Bunların yanı sıra zor durumda olanlar için gıda paketi, kıyafet yardımı gibi çeşitli çalışmalar da yürüttüklerini dile getiren Kevser Çimenli, “Bu süreçte bağışçı ile ihtiyaç sahiplerini eşleştirdik. Eğitimden uzak kalan çocuklar için yapılan tablet bağışı sayısı da 65’e ulaştı. Salgın döneminde düşen kan bağışları için harekete geçip 2 ay içinde 115 ünite kan bağışı yapılmasını sağladık.
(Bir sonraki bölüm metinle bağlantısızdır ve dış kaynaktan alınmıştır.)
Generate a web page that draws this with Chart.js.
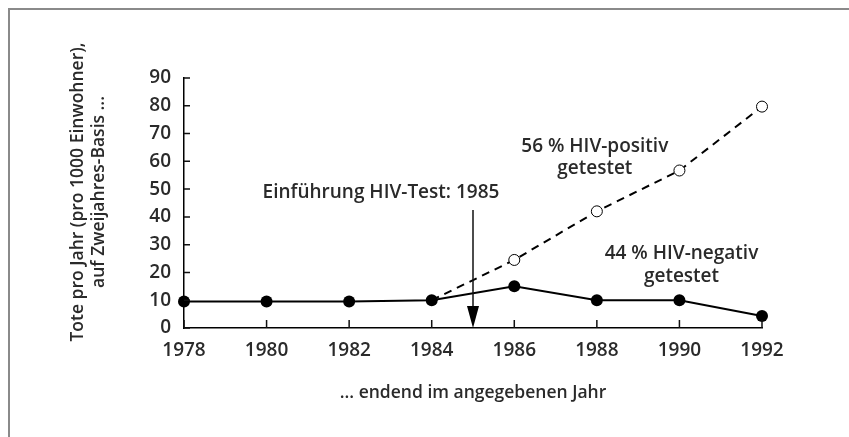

Deprem döneminde öğrencilerimizle birlikte deprem alanında gece gündüz çalıştık. Bu çalışma için üniversitede bir toplama alanı oluşturup 6 bin 332 kalem ürün görevli kurumlar vasıtasıyla depremzedelere ulaştırıldı. Çalışmaya, mezun, öğrenci, akademi ve idari birimlerden toplam 450 kişi katıldı. Öğrencilerimizin başlattığı küçük çalışmalar yakın çevrelerinin ve arkadaşlarının da katılımı ile büyük bir harekete dönüştü yüzlerce kişi ile dayanışma sağlandı” diye konuştu.
KİTAPLARA SES OLDULAR
27 kişi Boğaziçi Üniversitesi Görme Engelliler Teknoloji ve Eğitim Laboratuvarı (GETEM) için kitap seslendirirken katılımcılardan İnsan ve Toplum Bilimleri Fakültesi öğrencisi Ezgi Akdağ, “Bu projeyi ilk duyduğumda çok heyecanlandım. Görme engelli insanlara ses olma fikri hem çok yararlı hem de çok özeldi benim için. Bu yüzden, bu proje için çalışmalara hemen başladım. Kitap okuma sürecine kadar birkaç aşamadan geçtim. Örneğin, Küçük Prens kitabından 7 dakikalık bir deneme kaydı gönderdim ve kaydım onaylandı. Sonrasında seslendirmek için seçtiğim kitap onaylandı ve sonunda kitap okuma aşamasına geldim. Kitabımı seslendirirken başta bazı zorluklar yaşadım. Okurken, bir duyguyu karşıya aktarabilmek gerçekten zor oldu benim için, ancak bu zorluğu birçok deneme yaparak yendiğimi düşünüyorum. Şimdilik 6 ayrım oluşturup 52 sayfa seslendirebildim. Bu kitabı seslendirmeye devam edip sonrasında seçtiğim diğer kitapları da seslendirmeyi hedefliyorum. Bu projeyi tanıdığım için çok mutluyum ve çalışmalarıma başka kitaplarla da devam etmek istiyorum” dedi.